Configuring and Running Logstash

Now that all the components used by Logstash are installed, Logstash itself must be configured to use them. Here's how to create the Logstash configuration file:

sudo tee /etc/logstash/conf.d/tcp-to-elasticsearch >/dev/null <<EOL
input {
  tcp {
    port => 9301
    codec => "json_lines"
  }
}
output {
  elasticsearch {
    embedded => true
  }
}

This specifies that the TCP input plugin and Elasticsearch output plugin are used. The same port is specified for the TCP plugin as was specified in the shell script shown earlier. The TCP plugin uses the json_lines codec because Monolog sends log messages as newline-delimited JSON objects.

It's explicitly specified that the embedded Elasticsearch instance should be used in this example. You can omit this line to have it use a separate instance running on the same machine, or specify hosts for one or more external Elasticsearch servers.

Finally, to run Logstash with the configuration file that we've added:

# Add --configtest flag to test configuration
sudo /opt/logstash/bin/logstash \
	--verbose -l /var/log/logstash/tcp-to-elasticsearch.log \
	-f /etc/logstash/conf.d/tcp-to-elasticsearch &

Using Kibana

You can now verify that Logstash is running by viewing the default Logstash dashboard in Kibana.

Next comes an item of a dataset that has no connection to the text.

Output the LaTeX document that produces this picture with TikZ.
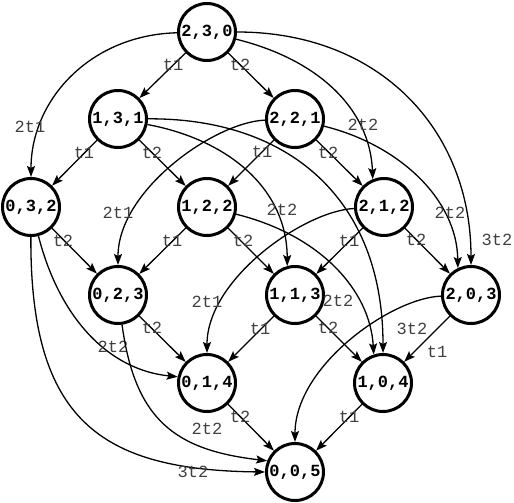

To do this, open a web browser and browse to host and port on which Nginx was configured. To issue a query in Kibana, use the Lucene query syntax.

Beyond that, you can click icons at the top right of Kibana as well as on the top right of each widget and at the top left of each row of widgets to add and configure dashboards to suit your needs and save configuration for them to your Elasticsearch instance.

Epilogue

I hope you've enjoyed this walk-through of our logging infrastructure and that it proves useful to you. Feel free to leave related questions and discussion in the comments. Thanks for reading!